Fire in the Sky (dir. Robert Lieberman, 1993)
Here’s a movie that became a bit of a legend in my elementary school. Fire in the Sky is a PG-13 film about alien abductions, but director Robert Lieberman lets the story play out like a serious drama about nobody believing the heroes. Was it a hoax? Was Travis Walton (D.B. Sweeney) really abducted? By the time the film finally gets around to showing you exactly what happened, according to Walton at any rate, you’ll be so freaked out that it won’t matter. Lieberman creates a truly harrowing alien environment that plays off of all the so-called “true” stories you’ve heard about aliens and gives you the worst case scenario. The scariest part is that Travis Walton was a real guy, so by the end of the film, where his story has been nightmarishly realized, you’re almost ready to believe him.

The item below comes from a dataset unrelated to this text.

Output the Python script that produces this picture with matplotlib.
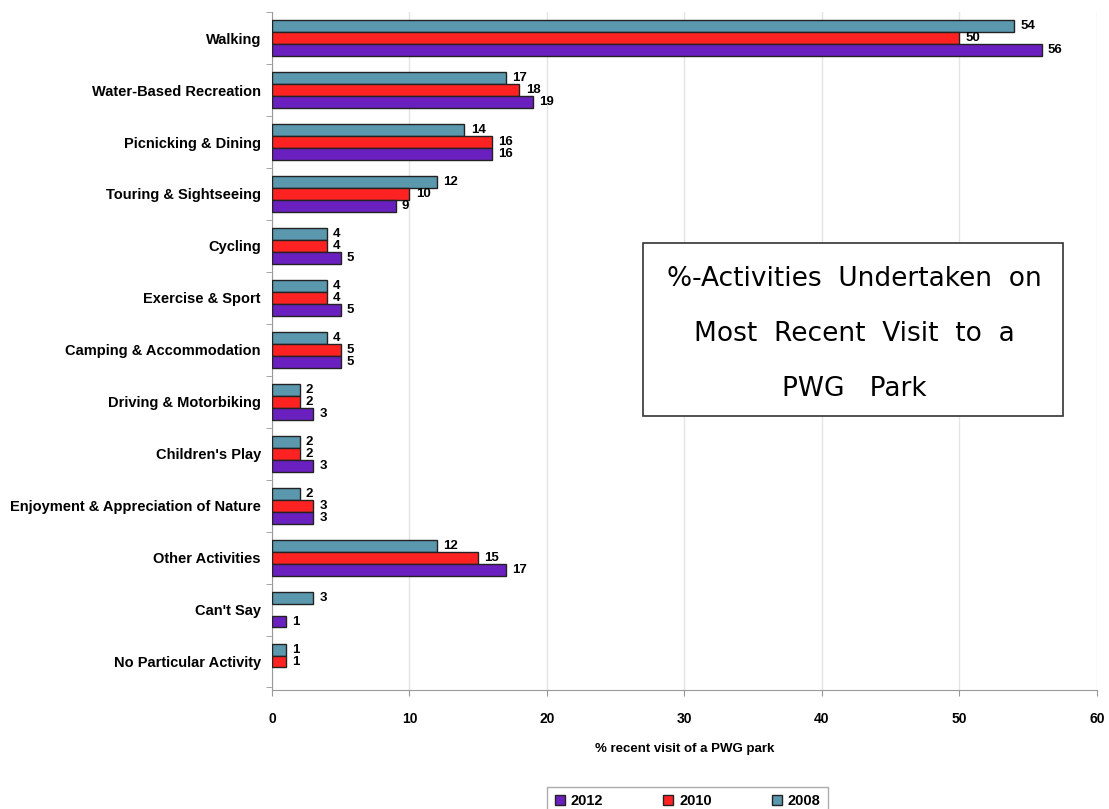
import matplotlib
matplotlib.use("Agg")
import matplotlib.pyplot as plt
from matplotlib.patches import Rectangle
import numpy as np

categories = [
    "Walking",
    "Water-Based Recreation",
    "Picnicking & Dining",
    "Touring & Sightseeing",
    "Cycling",
    "Exercise & Sport",
    "Camping & Accommodation",
    "Driving & Motorbiking",
    "Children's Play",
    "Enjoyment & Appreciation of Nature",
    "Other Activities",
    "Can't Say",
    "No Particular Activity",
]
# None = no bar for that year
v2008 = [54, 17, 14, 12, 4, 4, 4, 2, 2, 2, 12, 3, 1]
v2010 = [50, 18, 16, 10, 4, 4, 5, 2, 2, 3, 15, None, 1]
v2012 = [56, 19, 16, 9, 5, 5, 5, 3, 3, 3, 17, 1, None]
years = ["2012", "2010", "2008"]
colors = {"2012": "#6a1fbf", "2010": "#ff2222", "2008": "#5b97ad"}

plt.rcParams["font.family"] = ["Liberation Sans", "DejaVu Sans"]

fig = plt.figure(figsize=(11.09, 8.09), dpi=100)
ax = fig.add_axes([0.2453, 0.147, 0.7437, 0.838])

y = np.arange(len(categories))
h = 0.23
series = [("2008", v2008, -h), ("2010", v2010, 0.0), ("2012", v2012, h)]
for name, vals, off in series:
    for i, v in enumerate(vals):
        if v is None:
            continue
        ax.barh(y[i] + off, v, height=h, color=colors[name],
                edgecolor="#222222", linewidth=1.0, zorder=3)
        ax.text(v + 0.45, y[i] + off, str(v), va="center", ha="left",
                fontsize=9.5, fontweight="bold", zorder=4)

ax.set_ylim(len(categories) - 0.45, -0.5)
ax.set_xlim(0, 60)
ax.set_xticks(range(0, 61, 10))
ax.set_yticks(y)
ax.set_yticks(np.arange(-0.5, len(categories), 1.0), minor=True)
ax.set_yticklabels(categories, fontsize=10.5, fontweight="bold")
ax.tick_params(axis="x", labelsize=10, length=4, color="#999999", pad=12)
ax.tick_params(axis="y", which="major", length=0, pad=8)
ax.tick_params(axis="y", which="minor", length=4, color="#999999")
for lab in ax.get_xticklabels():
    lab.set_fontweight("bold")
ax.set_xlabel("% recent visit of a PWG park", fontsize=9.5, fontweight="bold", labelpad=12)
ax.grid(axis="x", color="#e4e4e4", linewidth=1.0, zorder=0)
for side in ["top", "right"]:
    ax.spines[side].set_visible(False)
ax.spines["left"].set_color("#999999")
ax.spines["bottom"].set_color("#999999")

# title box inside the plot area
ax.add_patch(Rectangle((0.4497, 0.405), 0.509, 0.255, transform=ax.transAxes,
                       facecolor="white", edgecolor="#333333", linewidth=1.2, zorder=5))
title_lines = ["%-Activities  Undertaken  on",
               "Most  Recent  Visit  to  a",
               "PWG   Park"]
for k, line in enumerate(title_lines):
    ax.text(0.706, 0.606 - k * 0.081, line, transform=ax.transAxes, ha="center",
            va="center", fontsize=19, family="DejaVu Sans", zorder=6)

handles = [Rectangle((0, 0), 1, 1, facecolor=colors[n], edgecolor="#222222") for n in years]
leg = fig.legend(handles, years, loc="upper center", bbox_to_anchor=(0.62, 0.036),
                 ncol=3, frameon=True, fancybox=False, edgecolor="#999999",
                 prop={"weight": "bold", "size": 10.5}, handlelength=0.7, handleheight=0.7,
                 columnspacing=4.1, handletextpad=0.4, borderpad=0.5)

fig.savefig("out.png", dpi=100)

Drag Me to Hell (dir. Sam Raimi, 2009)
Spider-Mandirector Sam Raimi got his start with the low-budget, ultra-violent horror film The Evil Dead, but after he completed his superhero trilogy for Sony, and had carte blanche to do whatever he wanted, he made a PG-13 horror movie to cleanse his palette. But he knew exactly what he was doing. A good old-fashioned demonic curse movie, Drag Me to Hell stars Alison Lohman as a meek banker who finally stands up for herself, only to discover that her confidence has enraged a gypsy witch who curses her to be dragged, literally, to Hell. Raimi’s trademarked, enthusiastic directorial style makes even the quietest scenes pulse with suspense and terror, and that’s before the film’s centerpiece – one of the most terrifying séances ever filmed – kicks in. The final twist is a little obvious, but the inevitability only gives the film that much more of a punch. Drag Me to Hell proves that just because it’s PG-13 doesn’t mean it can’t also be completely f*cked up.